The Love Witch
A retro throwback that is filmed in the style of the late 60’s / early 70’s. B-movie earnest dialogue, coupled with sumptuous sets, gorgeous lead, and modern commentary? The Love Witch is a gem that will go into cult status and have people talking for a long time.
Set anachronistically in modern times, Elaine is a recently converted witch moving to a new town trying to escape her past. She is heart broken over the recent death of her husband and is on the prowl to find a man that will love her. Settled in her new location, the film follows her attempts to seduce suitors with a combination of sex appeal and witch spells, all with results going awry. Will Elaine find a man that will love her?
Immediately, the viewers are drawn to the distinct visual look of the film. If the look of technicolor and the film grain did not give it away, there are also other things such as the use of rear screened view of Elaine driving her car. The attention to detail to the set, the costume, and especially the colors are a visual feast.
Speaking of visuals, the main lead, the love witch herself Elaine, is played by Samantha Robinson effortlessly. Her accent, fashion, and looks will find few that are unable to fall under her alluring spell. Her delivery, vulnerability, and style will be remembered for years to come.
The aural treats continue with the film’s soundtrack as well. The score is a mix of old 60’s classics, (including tracks by Ennio Morricone) and originally composed music form director Anna Biller. More cannot be said about the amount of effort and authorship put into this film by her. Set designs and everything was done by her, perfectly crafted to deliver the vision she desired.
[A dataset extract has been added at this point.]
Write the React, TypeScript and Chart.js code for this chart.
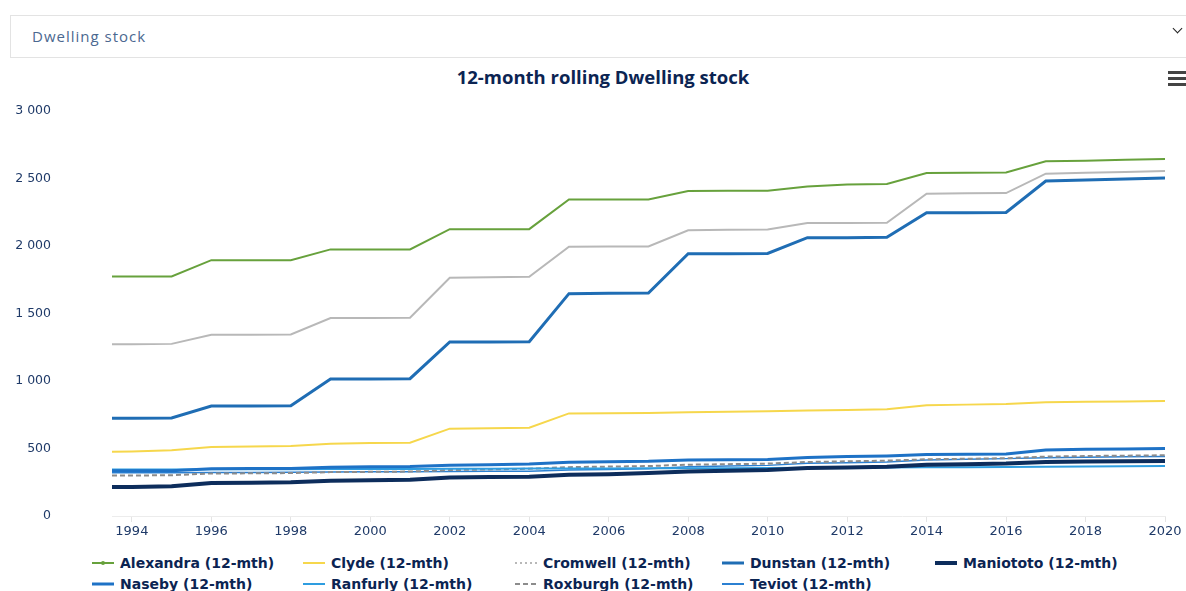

Some of the dialogue spills over into histrionic territory and will undoubtedly get laughs. While this is fun and charming, closer context pulls this to work on two levels. Most of the time the absurd dialogue is delivered when talking about gender roles, woman and man when it come’s to dating and love. Whether it is exaggerating certain stereotypes to an absurd level or flipping the script, The Love Witch manages to have its cake and eat it too.
The film is not without its faults— at a 2-hour length, it did feel overlong near the end. The camp levels were taken to some new heights as well, with the Renaissance Faire being a high (low) point. As with any film in tribute or in the style of the past, if a fresh-eyed film goer were to view this without know the distinct look of the 60s/70s films it is paying tribute to, they very well might not get much out of it. However, I’m confident in saying that people who consider themselves withthe slightest interested in film outside the weekly blockbuster should check it out.